-- PROBLEM REQUIREMENTS --
Write every line out verbatim and omit the pictures.

-- MATERIAL PROVIDED --
* * * * * * *

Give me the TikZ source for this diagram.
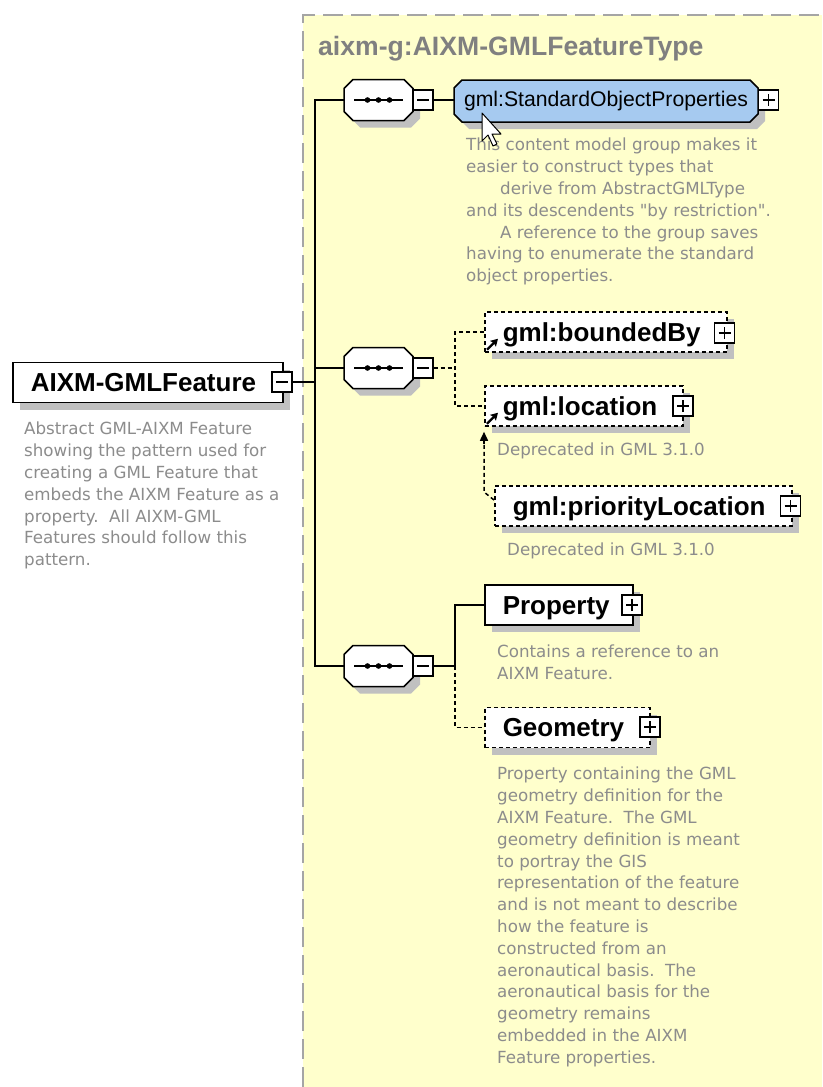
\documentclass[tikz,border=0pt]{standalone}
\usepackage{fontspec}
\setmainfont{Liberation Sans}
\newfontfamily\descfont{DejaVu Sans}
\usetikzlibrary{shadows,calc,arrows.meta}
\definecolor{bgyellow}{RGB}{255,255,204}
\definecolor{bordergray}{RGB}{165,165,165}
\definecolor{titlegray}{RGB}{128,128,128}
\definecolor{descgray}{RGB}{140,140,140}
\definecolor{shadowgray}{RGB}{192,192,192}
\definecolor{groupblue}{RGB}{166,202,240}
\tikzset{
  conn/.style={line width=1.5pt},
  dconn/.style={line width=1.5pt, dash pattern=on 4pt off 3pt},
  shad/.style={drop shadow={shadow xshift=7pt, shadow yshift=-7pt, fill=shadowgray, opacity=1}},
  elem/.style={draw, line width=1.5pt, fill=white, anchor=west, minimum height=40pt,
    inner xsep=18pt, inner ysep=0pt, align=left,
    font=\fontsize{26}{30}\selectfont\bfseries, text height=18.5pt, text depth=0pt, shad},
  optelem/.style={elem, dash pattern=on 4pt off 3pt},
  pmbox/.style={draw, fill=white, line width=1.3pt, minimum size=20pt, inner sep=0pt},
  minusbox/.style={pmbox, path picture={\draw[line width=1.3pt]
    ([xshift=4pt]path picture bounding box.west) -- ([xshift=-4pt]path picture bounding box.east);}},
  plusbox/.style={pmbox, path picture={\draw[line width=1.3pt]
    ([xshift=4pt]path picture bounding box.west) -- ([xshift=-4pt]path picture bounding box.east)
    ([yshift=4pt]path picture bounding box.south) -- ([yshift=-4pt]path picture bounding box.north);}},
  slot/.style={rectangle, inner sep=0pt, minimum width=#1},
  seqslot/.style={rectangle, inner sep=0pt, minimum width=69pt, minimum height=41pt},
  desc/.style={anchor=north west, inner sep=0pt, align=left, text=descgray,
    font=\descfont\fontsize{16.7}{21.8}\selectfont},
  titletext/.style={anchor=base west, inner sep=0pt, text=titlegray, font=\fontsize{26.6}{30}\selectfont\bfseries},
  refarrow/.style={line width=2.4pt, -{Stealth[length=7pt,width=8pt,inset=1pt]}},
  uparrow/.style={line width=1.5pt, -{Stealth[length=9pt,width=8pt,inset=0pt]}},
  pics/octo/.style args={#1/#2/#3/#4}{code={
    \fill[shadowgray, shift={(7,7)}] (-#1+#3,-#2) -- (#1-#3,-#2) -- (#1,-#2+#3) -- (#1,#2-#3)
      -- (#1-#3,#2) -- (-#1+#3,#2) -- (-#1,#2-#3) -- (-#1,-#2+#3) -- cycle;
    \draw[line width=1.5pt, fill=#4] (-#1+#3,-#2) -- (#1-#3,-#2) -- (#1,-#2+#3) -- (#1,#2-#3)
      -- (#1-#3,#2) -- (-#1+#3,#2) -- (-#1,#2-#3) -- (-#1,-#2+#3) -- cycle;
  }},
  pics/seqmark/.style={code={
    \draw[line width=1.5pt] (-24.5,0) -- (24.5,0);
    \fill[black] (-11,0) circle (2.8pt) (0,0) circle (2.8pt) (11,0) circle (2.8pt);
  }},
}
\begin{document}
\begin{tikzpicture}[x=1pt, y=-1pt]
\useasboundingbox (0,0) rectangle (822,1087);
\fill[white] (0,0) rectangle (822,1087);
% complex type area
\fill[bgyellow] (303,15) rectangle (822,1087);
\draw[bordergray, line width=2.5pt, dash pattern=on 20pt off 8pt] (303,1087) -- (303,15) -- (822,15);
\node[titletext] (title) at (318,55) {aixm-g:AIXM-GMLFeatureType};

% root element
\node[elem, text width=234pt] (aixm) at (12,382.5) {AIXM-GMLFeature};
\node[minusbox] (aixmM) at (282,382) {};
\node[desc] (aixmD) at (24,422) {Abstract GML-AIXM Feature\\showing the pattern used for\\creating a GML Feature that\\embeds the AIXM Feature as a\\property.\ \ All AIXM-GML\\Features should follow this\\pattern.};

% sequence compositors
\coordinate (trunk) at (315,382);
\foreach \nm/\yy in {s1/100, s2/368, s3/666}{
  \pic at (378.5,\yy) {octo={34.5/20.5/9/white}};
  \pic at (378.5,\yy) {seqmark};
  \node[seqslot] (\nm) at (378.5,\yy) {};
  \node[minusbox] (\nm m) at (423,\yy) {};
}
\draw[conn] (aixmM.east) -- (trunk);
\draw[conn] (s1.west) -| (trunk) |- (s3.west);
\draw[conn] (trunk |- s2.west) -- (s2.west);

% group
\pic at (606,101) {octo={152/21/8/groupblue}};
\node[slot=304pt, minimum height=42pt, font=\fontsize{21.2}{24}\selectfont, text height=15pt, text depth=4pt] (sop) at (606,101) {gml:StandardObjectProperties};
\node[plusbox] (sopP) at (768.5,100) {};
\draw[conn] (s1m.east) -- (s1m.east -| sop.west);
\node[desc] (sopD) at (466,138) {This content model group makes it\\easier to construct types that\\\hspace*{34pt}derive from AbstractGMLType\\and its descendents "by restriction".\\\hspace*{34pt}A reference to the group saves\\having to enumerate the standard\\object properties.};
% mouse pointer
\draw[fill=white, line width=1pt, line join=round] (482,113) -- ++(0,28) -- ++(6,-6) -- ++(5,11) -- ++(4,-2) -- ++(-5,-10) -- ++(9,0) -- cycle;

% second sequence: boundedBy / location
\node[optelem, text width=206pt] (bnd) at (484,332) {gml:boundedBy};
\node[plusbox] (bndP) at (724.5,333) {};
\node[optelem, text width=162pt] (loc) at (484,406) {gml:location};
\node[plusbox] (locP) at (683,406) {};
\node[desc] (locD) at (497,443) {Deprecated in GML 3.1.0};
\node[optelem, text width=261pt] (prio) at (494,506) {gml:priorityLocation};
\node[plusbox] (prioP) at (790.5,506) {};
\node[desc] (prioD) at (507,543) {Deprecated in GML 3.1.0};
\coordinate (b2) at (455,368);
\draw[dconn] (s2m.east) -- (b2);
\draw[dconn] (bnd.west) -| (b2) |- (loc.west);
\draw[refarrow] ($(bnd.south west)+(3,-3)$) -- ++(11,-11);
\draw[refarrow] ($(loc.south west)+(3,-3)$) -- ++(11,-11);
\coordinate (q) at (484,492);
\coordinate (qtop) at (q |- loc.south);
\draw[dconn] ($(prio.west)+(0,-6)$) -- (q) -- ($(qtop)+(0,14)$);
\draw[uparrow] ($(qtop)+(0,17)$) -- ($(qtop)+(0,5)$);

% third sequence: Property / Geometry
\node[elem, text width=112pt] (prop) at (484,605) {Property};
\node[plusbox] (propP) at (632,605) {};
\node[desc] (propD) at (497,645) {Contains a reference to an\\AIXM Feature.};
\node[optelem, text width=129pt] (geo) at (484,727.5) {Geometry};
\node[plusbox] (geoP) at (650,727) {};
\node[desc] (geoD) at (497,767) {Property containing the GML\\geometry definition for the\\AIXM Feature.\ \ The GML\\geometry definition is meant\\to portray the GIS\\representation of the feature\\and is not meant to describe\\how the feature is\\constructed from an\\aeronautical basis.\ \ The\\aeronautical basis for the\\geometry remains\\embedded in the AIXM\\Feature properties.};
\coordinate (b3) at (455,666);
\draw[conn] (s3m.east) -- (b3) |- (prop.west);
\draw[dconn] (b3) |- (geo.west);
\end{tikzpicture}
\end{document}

* * * * * * *

-- COMPLETE OUTPUT --
Give me the TikZ source for this diagram.
\documentclass[tikz,border=0pt]{standalone}
\usepackage{fontspec}
\setmainfont{Liberation Sans}
\newfontfamily\descfont{DejaVu Sans}
\usetikzlibrary{shadows,calc,arrows.meta}
\definecolor{bgyellow}{RGB}{255,255,204}
\definecolor{bordergray}{RGB}{165,165,165}
\definecolor{titlegray}{RGB}{128,128,128}
\definecolor{descgray}{RGB}{140,140,140}
\definecolor{shadowgray}{RGB}{192,192,192}
\definecolor{groupblue}{RGB}{166,202,240}
\tikzset{
  conn/.style={line width=1.5pt},
  dconn/.style={line width=1.5pt, dash pattern=on 4pt off 3pt},
  shad/.style={drop shadow={shadow xshift=7pt, shadow yshift=-7pt, fill=shadowgray, opacity=1}},
  elem/.style={draw, line width=1.5pt, fill=white, anchor=west, minimum height=40pt,
    inner xsep=18pt, inner ysep=0pt, align=left,
    font=\fontsize{26}{30}\selectfont\bfseries, text height=18.5pt, text depth=0pt, shad},
  optelem/.style={elem, dash pattern=on 4pt off 3pt},
  pmbox/.style={draw, fill=white, line width=1.3pt, minimum size=20pt, inner sep=0pt},
  minusbox/.style={pmbox, path picture={\draw[line width=1.3pt]
    ([xshift=4pt]path picture bounding box.west) -- ([xshift=-4pt]path picture bounding box.east);}},
  plusbox/.style={pmbox, path picture={\draw[line width=1.3pt]
    ([xshift=4pt]path picture bounding box.west) -- ([xshift=-4pt]path picture bounding box.east)
    ([yshift=4pt]path picture bounding box.south) -- ([yshift=-4pt]path picture bounding box.north);}},
  slot/.style={rectangle, inner sep=0pt, minimum width=#1},
  seqslot/.style={rectangle, inner sep=0pt, minimum width=69pt, minimum height=41pt},
  desc/.style={anchor=north west, inner sep=0pt, align=left, text=descgray,
    font=\descfont\fontsize{16.7}{21.8}\selectfont},
  titletext/.style={anchor=base west, inner sep=0pt, text=titlegray, font=\fontsize{26.6}{30}\selectfont\bfseries},
  refarrow/.style={line width=2.4pt, -{Stealth[length=7pt,width=8pt,inset=1pt]}},
  uparrow/.style={line width=1.5pt, -{Stealth[length=9pt,width=8pt,inset=0pt]}},
  pics/octo/.style args={#1/#2/#3/#4}{code={
    \fill[shadowgray, shift={(7,7)}] (-#1+#3,-#2) -- (#1-#3,-#2) -- (#1,-#2+#3) -- (#1,#2-#3)
      -- (#1-#3,#2) -- (-#1+#3,#2) -- (-#1,#2-#3) -- (-#1,-#2+#3) -- cycle;
    \draw[line width=1.5pt, fill=#4] (-#1+#3,-#2) -- (#1-#3,-#2) -- (#1,-#2+#3) -- (#1,#2-#3)
      -- (#1-#3,#2) -- (-#1+#3,#2) -- (-#1,#2-#3) -- (-#1,-#2+#3) -- cycle;
  }},
  pics/seqmark/.style={code={
    \draw[line width=1.5pt] (-24.5,0) -- (24.5,0);
    \fill[black] (-11,0) circle (2.8pt) (0,0) circle (2.8pt) (11,0) circle (2.8pt);
  }},
}
\begin{document}
\begin{tikzpicture}[x=1pt, y=-1pt]
\useasboundingbox (0,0) rectangle (822,1087);
\fill[white] (0,0) rectangle (822,1087);
% complex type area
\fill[bgyellow] (303,15) rectangle (822,1087);
\draw[bordergray, line width=2.5pt, dash pattern=on 20pt off 8pt] (303,1087) -- (303,15) -- (822,15);
\node[titletext] (title) at (318,55) {aixm-g:AIXM-GMLFeatureType};

% root element
\node[elem, text width=234pt] (aixm) at (12,382.5) {AIXM-GMLFeature};
\node[minusbox] (aixmM) at (282,382) {};
\node[desc] (aixmD) at (24,422) {Abstract GML-AIXM Feature\\showing the pattern used for\\creating a GML Feature that\\embeds the AIXM Feature as a\\property.\ \ All AIXM-GML\\Features should follow this\\pattern.};

% sequence compositors
\coordinate (trunk) at (315,382);
\foreach \nm/\yy in {s1/100, s2/368, s3/666}{
  \pic at (378.5,\yy) {octo={34.5/20.5/9/white}};
  \pic at (378.5,\yy) {seqmark};
  \node[seqslot] (\nm) at (378.5,\yy) {};
  \node[minusbox] (\nm m) at (423,\yy) {};
}
\draw[conn] (aixmM.east) -- (trunk);
\draw[conn] (s1.west) -| (trunk) |- (s3.west);
\draw[conn] (trunk |- s2.west) -- (s2.west);

% group
\pic at (606,101) {octo={152/21/8/groupblue}};
\node[slot=304pt, minimum height=42pt, font=\fontsize{21.2}{24}\selectfont, text height=15pt, text depth=4pt] (sop) at (606,101) {gml:StandardObjectProperties};
\node[plusbox] (sopP) at (768.5,100) {};
\draw[conn] (s1m.east) -- (s1m.east -| sop.west);
\node[desc] (sopD) at (466,138) {This content model group makes it\\easier to construct types that\\\hspace*{34pt}derive from AbstractGMLType\\and its descendents "by restriction".\\\hspace*{34pt}A reference to the group saves\\having to enumerate the standard\\object properties.};
% mouse pointer
\draw[fill=white, line width=1pt, line join=round] (482,113) -- ++(0,28) -- ++(6,-6) -- ++(5,11) -- ++(4,-2) -- ++(-5,-10) -- ++(9,0) -- cycle;

% second sequence: boundedBy / location
\node[optelem, text width=206pt] (bnd) at (484,332) {gml:boundedBy};
\node[plusbox] (bndP) at (724.5,333) {};
\node[optelem, text width=162pt] (loc) at (484,406) {gml:location};
\node[plusbox] (locP) at (683,406) {};
\node[desc] (locD) at (497,443) {Deprecated in GML 3.1.0};
\node[optelem, text width=261pt] (prio) at (494,506) {gml:priorityLocation};
\node[plusbox] (prioP) at (790.5,506) {};
\node[desc] (prioD) at (507,543) {Deprecated in GML 3.1.0};
\coordinate (b2) at (455,368);
\draw[dconn] (s2m.east) -- (b2);
\draw[dconn] (bnd.west) -| (b2) |- (loc.west);
\draw[refarrow] ($(bnd.south west)+(3,-3)$) -- ++(11,-11);
\draw[refarrow] ($(loc.south west)+(3,-3)$) -- ++(11,-11);
\coordinate (q) at (484,492);
\coordinate (qtop) at (q |- loc.south);
\draw[dconn] ($(prio.west)+(0,-6)$) -- (q) -- ($(qtop)+(0,14)$);
\draw[uparrow] ($(qtop)+(0,17)$) -- ($(qtop)+(0,5)$);

% third sequence: Property / Geometry
\node[elem, text width=112pt] (prop) at (484,605) {Property};
\node[plusbox] (propP) at (632,605) {};
\node[desc] (propD) at (497,645) {Contains a reference to an\\AIXM Feature.};
\node[optelem, text width=129pt] (geo) at (484,727.5) {Geometry};
\node[plusbox] (geoP) at (650,727) {};
\node[desc] (geoD) at (497,767) {Property containing the GML\\geometry definition for the\\AIXM Feature.\ \ The GML\\geometry definition is meant\\to portray the GIS\\representation of the feature\\and is not meant to describe\\how the feature is\\constructed from an\\aeronautical basis.\ \ The\\aeronautical basis for the\\geometry remains\\embedded in the AIXM\\Feature properties.};
\coordinate (b3) at (455,666);
\draw[conn] (s3m.east) -- (b3) |- (prop.west);
\draw[dconn] (b3) |- (geo.west);
\end{tikzpicture}
\end{document}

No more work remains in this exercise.